Beyond the grass stand the towering palm trees that provide the shade that makes an oasis a sanctuary from the heat. Amidst the leaves of the mighty tress are vultures, hawks, owls and a variety of other arid climate birds. These desert foul jealously guard their nests, loudly protesting should anything try to climb into their trees. Hidden in the shade lie the predators of the desert, jackals, the hyenas and the plains cats.

These large predators do not willingly share their territory with other species, so a given oasis will be ruled by only a single pack. Though mere animals, these creatures know that their oasis is all that sustains them, so they will fight to the death to protect their watering hole. A few members of this pack might even patrol some distance from the oasis, keeping an eye out for prey.

Rarely, oases are found to be completely devoid of animal life. Though peaceful in appearance, these groves are in truth lethal traps. An aberrant species of lash weeds (Monster Manual, 114, 120-121) is known to exist in the Amber Wastes, appearing to be a miniature form of palm tree, covered from top to bottom in branches of broad green leaves. To protect them from the arid climate the lethal weeds have evolved an insulating covering, which keeps water from escaping or entering. With this advantage the lash weeds are also capable of surviving completely submerged in water.

These abominable plants gather in groups of ten to twelve, always based around a body of water. Though capable of surviving normally on water and sunlight, the lash weeds crave animal carrion with which they fertilize their oasis, create new soil and expanding their tiny territory. The lash weeds have evolved a deadly hunting strategy, entrapping unsuspecting animals that approach the oasis. Desert lash weeds coordinate their attacks with the members of their grove, communicating with a haunting hooting noise. The grove allows its prey to reach the water and bend low for a drink before signalling the attack. Lash weeds emerge from the water in which they have been hiding and spray their blinding toxin. The remaining lash weeds on the perimeter use their entangle ability, trapping the creatures in a mass of grasping roots. The lash weeds then wade into melee with their spiny leaves, slaying their prey.

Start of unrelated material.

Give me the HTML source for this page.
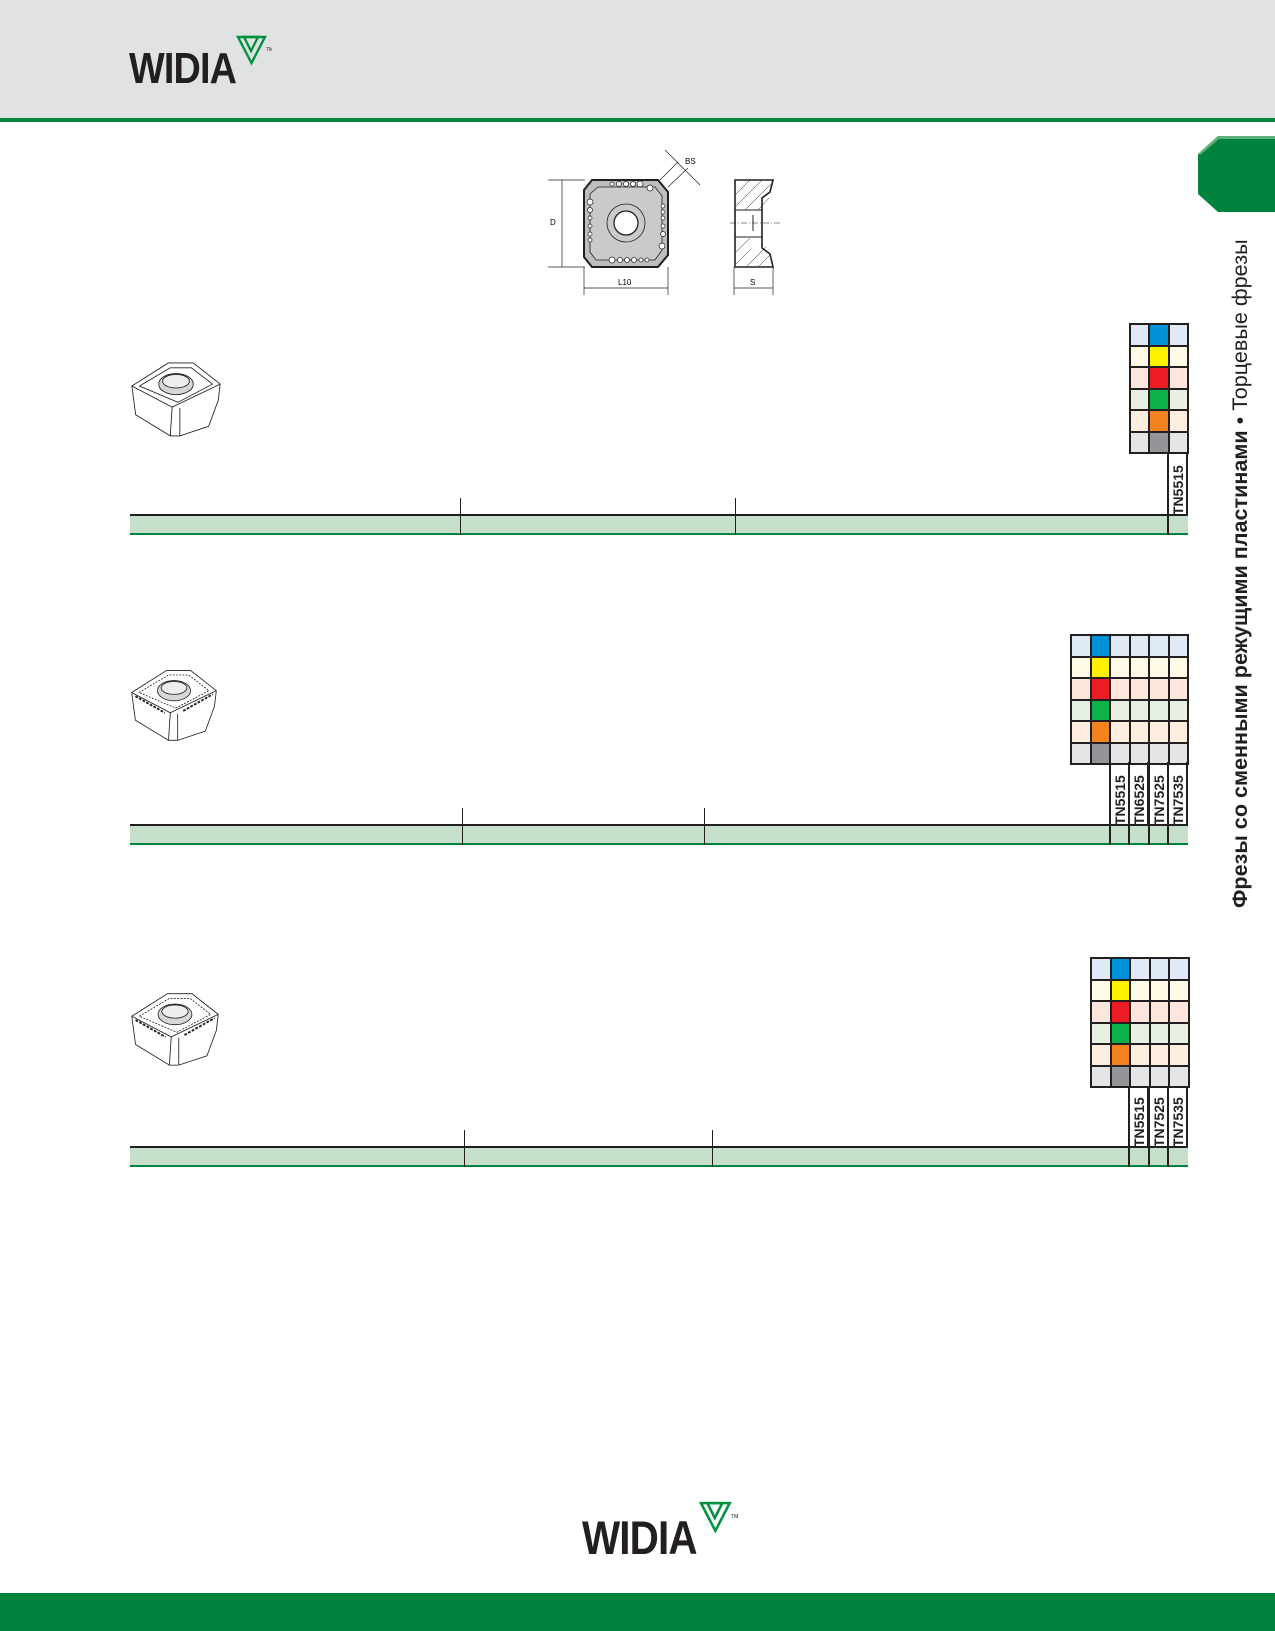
<!DOCTYPE html>
<html><head><meta charset="utf-8">
<style>
*{margin:0;padding:0;box-sizing:border-box}
body{width:1275px;height:1631px;position:relative;background:#fff;font-family:"Liberation Sans",sans-serif;overflow:hidden}
.abs{position:absolute}
.grid{position:absolute;display:grid;background:#231f20;gap:2px;padding:2px}
.grid div{height:19.5px}
.lb{background:#dfeaf6}.b{background:#0092d8}
.ly{background:#fffbe6}.y{background:#fff200}
.lr{background:#fde6dc}.r{background:#ed1c24}
.lg{background:#e6f1e3}.g{background:#0db14b}
.lo{background:#fdeee0}.o{background:#f58220}
.lk{background:#e4e5e7}.k{background:#939598}
.row{position:absolute;height:21px;background:#c5dfcb;border-top:2px solid #231f20;border-bottom:2px solid #00843d}
.vl{position:absolute;width:1px;background:#231f20}
.lab{position:absolute;border-left:2px solid #231f20;border-right:2px solid #231f20}
.lab span{position:absolute;left:50%;bottom:4px;transform-origin:0 0;transform:rotate(-90deg) translate(0,-50%);font-weight:bold;font-size:14px;white-space:nowrap;color:#231f20}
.logo{position:absolute;font-weight:bold;color:#231f20;transform-origin:0 0;letter-spacing:-1px}
</style></head><body>
<div class="abs" style="left:0;top:0;width:1275px;height:118px;background:#e1e2e4"></div>
<div class="abs" style="left:0;top:118px;width:1275px;height:4px;background:#00843d"></div>

<div class="logo" style="left:129px;top:44px;font-size:44px;transform:scaleX(0.86)">WIDIA</div>
<svg class="abs" style="left:236px;top:35px" width="36" height="32" viewBox="0 0 36 32"><g fill="none" stroke="#00923f" stroke-width="2.4"><polygon points="2,2 29,2 15.5,28"/><polygon points="8,2 22,2 15,16"/></g><text x="30" y="16" font-size="5" fill="#231f20" font-family="Liberation Sans">TM</text></svg>

<!-- side tab -->
<svg class="abs" style="left:1198px;top:136px" width="77" height="76" viewBox="0 0 77 76"><polygon points="20,0 77,0 77,76 20,76 0,58 0,18" fill="#00843d"/><polygon points="20,0 77,0 77,3 21,3 2,19 0,18" fill="#5fb07a"/></svg>
<div class="abs" style="left:1225px;top:226px;width:30px;height:682px;writing-mode:vertical-rl;transform:rotate(180deg);font-size:21.6px;color:#231f20;white-space:nowrap;line-height:30px"><b>Фрезы со сменными режущими пластинами</b> • <span style="font-weight:300">Торцевые фрезы</span></div>

<!-- technical drawing -->
<svg class="abs" style="left:540px;top:140px" width="250" height="160" viewBox="0 0 250 160" font-family="Liberation Sans" font-size="8">
<g stroke="#231f20" fill="none" stroke-width="0.7">
<line x1="8" y1="40" x2="45" y2="40"/><line x1="8" y1="127" x2="45" y2="127"/>
<line x1="22" y1="40" x2="22" y2="127"/>
<line x1="44" y1="127" x2="44" y2="155"/><line x1="128" y1="127" x2="128" y2="155"/>
<line x1="44" y1="148" x2="128" y2="148"/>
<line x1="120" y1="40" x2="138" y2="22"/><line x1="128" y1="47" x2="148" y2="28"/>
<line x1="125" y1="10" x2="160" y2="45"/>
<line x1="194" y1="127" x2="194" y2="155"/><line x1="233" y1="127" x2="233" y2="155"/>
<line x1="194" y1="148" x2="233" y2="148"/>
</g>
<path d="M52,40 L118,40 L128,52 L128,115 L118,127 L52,127 L44,117 L44,50 Z" fill="#bcbec0" stroke="#231f20" stroke-width="2"/>
<path d="M58,47 L115,47 L122,56 L122,110 L115,120 L56,120 L50,112 L50,54 Z" fill="#c9cacc" stroke="#231f20" stroke-width="0.8"/>
<circle cx="86" cy="83" r="19" fill="#c9cacc" stroke="#231f20" stroke-width="0.8"/>
<circle cx="86" cy="83" r="12" fill="#fff" stroke="#231f20" stroke-width="1.3"/>
<g fill="#fff" stroke="#231f20" stroke-width="0.7">
<circle cx="72" cy="44" r="2"/><circle cx="79" cy="44" r="2.5"/><circle cx="86" cy="44" r="2.5"/><circle cx="93" cy="44" r="2.5"/><circle cx="100" cy="44" r="3"/><circle cx="110" cy="48" r="3"/>
<circle cx="72" cy="120" r="3"/><circle cx="80" cy="120" r="2.5"/><circle cx="87" cy="120" r="2.5"/><circle cx="94" cy="120" r="2.5"/><circle cx="101" cy="120" r="2"/><circle cx="107" cy="120" r="2"/>
<circle cx="50" cy="62" r="3"/><circle cx="50" cy="70" r="2.5"/><circle cx="50" cy="78" r="2"/><circle cx="50" cy="86" r="2"/><circle cx="50" cy="94" r="2"/><circle cx="50" cy="100" r="2"/>
<circle cx="123" cy="66" r="2"/><circle cx="123" cy="72" r="2"/><circle cx="123" cy="78" r="2"/><circle cx="123" cy="86" r="2"/><circle cx="123" cy="94" r="2.5"/><circle cx="122" cy="106" r="3"/>
</g>
<path d="M195,40 L233,40 L230,52 L222,58 L222,108 L230,114 L233,127 L195,127 Z" fill="#fff" stroke="#231f20" stroke-width="1.6"/>
<g stroke="#231f20" stroke-width="0.5"><line x1="196" y1="54" x2="210" y2="40"/><line x1="196" y1="66" x2="222" y2="40"/><line x1="205" y1="70" x2="231" y2="44"/><line x1="218" y1="70" x2="229" y2="58"/><line x1="196" y1="124" x2="210" y2="110"/><line x1="206" y1="127" x2="226" y2="107"/><line x1="218" y1="127" x2="231" y2="114"/><line x1="196" y1="112" x2="210" y2="98"/></g>
<line x1="195" y1="70" x2="222" y2="70" stroke="#231f20"/><line x1="195" y1="97" x2="222" y2="97" stroke="#231f20"/>
<line x1="190" y1="83" x2="240" y2="83" stroke="#231f20" stroke-width="0.5" stroke-dasharray="6,2,1,2"/>
<line x1="213" y1="75" x2="213" y2="91" stroke="#231f20" stroke-width="1"/>
<text x="10" y="85">D</text><text x="78" y="145">L10</text><text x="145" y="24">BS</text><text x="210" y="145">S</text>
</g></svg>

<!-- insert pictures -->
<svg class="abs" style="left:128px;top:357px" width="96" height="82" viewBox="0 0 100 85"><g stroke="#231f20" stroke-width="0.9" fill="#fff"><path d="M4,30 L42,6 L68,6 L96,28 L94,45 L84,72 L54,82 L44,82 L8,60 Z"/><path d="M4,30 L46,52 L96,28"/><path d="M46,52 L44,82"/><path d="M54,53 L54,82"/><path d="M12,30 L44,11 L66,11 L88,28 L52,47 Z" fill="none"/><ellipse cx="50" cy="28" rx="18" ry="11" fill="#d6d7d9"/><ellipse cx="50" cy="25" rx="14" ry="7" fill="#eee"/></g></svg>
<svg class="abs" style="left:128px;top:663px" width="92" height="82" viewBox="0 0 100 85"><g stroke="#231f20" stroke-width="0.9" fill="#fff"><path d="M4,30 L42,6 L68,6 L96,28 L94,45 L84,72 L54,82 L44,82 L8,60 Z"/><path d="M4,30 L46,52 L96,28"/><path d="M46,52 L44,82"/><path d="M54,53 L54,82"/><path d="M12,30 L44,11 L66,11 L88,28 L52,47 Z" fill="none" stroke-dasharray="2,1.5"/><ellipse cx="50" cy="28" rx="18" ry="11" fill="#d6d7d9"/><ellipse cx="50" cy="25" rx="14" ry="7" fill="#eee"/><path d="M8,34 L40,52 M60,50 L92,32" fill="none" stroke-dasharray="3,1.5" stroke-width="2"/></g></svg>
<svg class="abs" style="left:128px;top:986px" width="94" height="84" viewBox="0 0 100 85"><g stroke="#231f20" stroke-width="0.9" fill="#fff"><path d="M4,30 L42,6 L68,6 L96,28 L94,45 L84,72 L54,82 L44,82 L8,60 Z"/><path d="M4,30 L46,52 L96,28"/><path d="M46,52 L44,82"/><path d="M54,53 L54,82"/><path d="M12,30 L44,11 L66,11 L88,28 L52,47 Z" fill="none" stroke-dasharray="2,1.5"/><ellipse cx="50" cy="28" rx="18" ry="11" fill="#d6d7d9"/><ellipse cx="50" cy="25" rx="14" ry="7" fill="#eee"/><path d="M8,34 L40,52 M60,50 L92,32" fill="none" stroke-dasharray="3,1.5" stroke-width="2"/></g></svg>

<!-- table 1 -->
<div class="grid" style="left:1129px;top:323px;grid-template-columns:repeat(3,17.3px)">
<div class="lb"></div><div class="b"></div><div class="lb"></div>
<div class="ly"></div><div class="y"></div><div class="ly"></div>
<div class="lr"></div><div class="r"></div><div class="lr"></div>
<div class="lg"></div><div class="g"></div><div class="lg"></div>
<div class="lo"></div><div class="o"></div><div class="lo"></div>
<div class="lk"></div><div class="k"></div><div class="lk"></div>
</div>
<div class="lab" style="left:1167px;top:452px;width:21px;height:83px"><span>TN5515</span></div>
<div class="vl" style="left:460px;top:498px;height:37px"></div>
<div class="vl" style="left:735px;top:498px;height:37px"></div>
<div class="row" style="left:130px;top:514px;width:1058px"></div>
<div class="vl" style="left:460px;top:514px;height:21px"></div><div class="vl" style="left:735px;top:514px;height:21px"></div>
<div class="abs" style="left:1167px;top:514px;width:2px;height:21px;background:#231f20"></div>

<!-- table 2 -->
<div class="grid" style="left:1070px;top:634px;grid-template-columns:repeat(6,17.5px)">
<div class="lb"></div><div class="b"></div><div class="lb"></div><div class="lb"></div><div class="lb"></div><div class="lb"></div>
<div class="ly"></div><div class="y"></div><div class="ly"></div><div class="ly"></div><div class="ly"></div><div class="ly"></div>
<div class="lr"></div><div class="r"></div><div class="lr"></div><div class="lr"></div><div class="lr"></div><div class="lr"></div>
<div class="lg"></div><div class="g"></div><div class="lg"></div><div class="lg"></div><div class="lg"></div><div class="lg"></div>
<div class="lo"></div><div class="o"></div><div class="lo"></div><div class="lo"></div><div class="lo"></div><div class="lo"></div>
<div class="lk"></div><div class="k"></div><div class="lk"></div><div class="lk"></div><div class="lk"></div><div class="lk"></div>
</div>
<div class="lab" style="left:1109px;top:762px;width:21px;height:83px"><span>TN5515</span></div>
<div class="lab" style="left:1128px;top:762px;width:21px;height:83px"><span>TN6525</span></div>
<div class="lab" style="left:1148px;top:762px;width:21px;height:83px"><span>TN7525</span></div>
<div class="lab" style="left:1167px;top:762px;width:21px;height:83px"><span>TN7535</span></div>
<div class="vl" style="left:462px;top:808px;height:37px"></div>
<div class="vl" style="left:704px;top:808px;height:37px"></div>
<div class="row" style="left:130px;top:824px;width:1058px"></div>
<div class="vl" style="left:462px;top:824px;height:21px"></div><div class="vl" style="left:704px;top:824px;height:21px"></div>
<div class="abs" style="left:1109px;top:824px;width:2px;height:21px;background:#231f20"></div><div class="abs" style="left:1128px;top:824px;width:2px;height:21px;background:#231f20"></div><div class="abs" style="left:1148px;top:824px;width:2px;height:21px;background:#231f20"></div><div class="abs" style="left:1167px;top:824px;width:2px;height:21px;background:#231f20"></div>

<!-- table 3 -->
<div class="grid" style="left:1090px;top:957px;grid-template-columns:repeat(5,17.5px)">
<div class="lb"></div><div class="b"></div><div class="lb"></div><div class="lb"></div><div class="lb"></div>
<div class="ly"></div><div class="y"></div><div class="ly"></div><div class="ly"></div><div class="ly"></div>
<div class="lr"></div><div class="r"></div><div class="lr"></div><div class="lr"></div><div class="lr"></div>
<div class="lg"></div><div class="g"></div><div class="lg"></div><div class="lg"></div><div class="lg"></div>
<div class="lo"></div><div class="o"></div><div class="lo"></div><div class="lo"></div><div class="lo"></div>
<div class="lk"></div><div class="k"></div><div class="lk"></div><div class="lk"></div><div class="lk"></div>
</div>
<div class="lab" style="left:1128px;top:1086px;width:21px;height:81px"><span>TN5515</span></div>
<div class="lab" style="left:1148px;top:1086px;width:21px;height:81px"><span>TN7525</span></div>
<div class="lab" style="left:1167px;top:1086px;width:21px;height:81px"><span>TN7535</span></div>
<div class="vl" style="left:464px;top:1130px;height:37px"></div>
<div class="vl" style="left:712px;top:1130px;height:37px"></div>
<div class="row" style="left:130px;top:1146px;width:1058px"></div>
<div class="vl" style="left:464px;top:1146px;height:21px"></div><div class="vl" style="left:712px;top:1146px;height:21px"></div>
<div class="abs" style="left:1128px;top:1146px;width:2px;height:21px;background:#231f20"></div><div class="abs" style="left:1148px;top:1146px;width:2px;height:21px;background:#231f20"></div><div class="abs" style="left:1167px;top:1146px;width:2px;height:21px;background:#231f20"></div>

<!-- footer -->
<div class="logo" style="left:582px;top:1510px;font-size:47px;transform:scaleX(0.86)">WIDIA</div>
<svg class="abs" style="left:698px;top:1501px" width="40" height="34" viewBox="0 0 36 32"><g fill="none" stroke="#00923f" stroke-width="2.4"><polygon points="2,2 29,2 15.5,28"/><polygon points="8,2 22,2 15,16"/></g><text x="30" y="16" font-size="5" fill="#231f20" font-family="Liberation Sans">TM</text></svg>
<div class="abs" style="left:0;top:1593px;width:1275px;height:38px;background:#00843d"></div>
</body></html>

The bodies are torn apart and distributed over the oasis.

Desert Lash Weed: CR 4; large plant; HD 2d8+12; HP 30; Init +1; Spd 10ft, swim 20ft; AC 13 (-1 size, +1 dex, +4 natural); Atk 4 whips +6 melee (1d4+1); SA entangle, spray poison; SQ Plant; AL N; SV Fort +7, Ref +2, Will +3; Str 18, Dex 12, Con 16, Int 4, Wiz 14, Cha 12. Skills: Listen +7, Spot +7

Combat: Desert lash weeds enter combat by releasing a spray of blinding poison and then entangling their opponents. Once their enemies are blind and immobile they close to melee and slash at their prey with their spiny leaves. Lash weeds are slow and incapable of surviving outside of their oases, thus they never flee.

Entangle: Three times per day a desert lash weed may use the entangle spell as if cast by a third level druid. This ability can only be cast on an area of vegetation, excluding the desert surrounding the oasis. Spray Poison: A desert lash weed may spray a 10 ft cone of poison as a full attack action. This poison has a fortitude DC of 15, blinding any effected character for 1D4 days. This spray can be used only once every three hours.

Dark Vision: Unlike their temperate climate counterparts, a desert lash weed lacks tremorsence. To compensate, desert lash weed evolved light sensitive leaves, capable of dark vision with a range of 50 feet.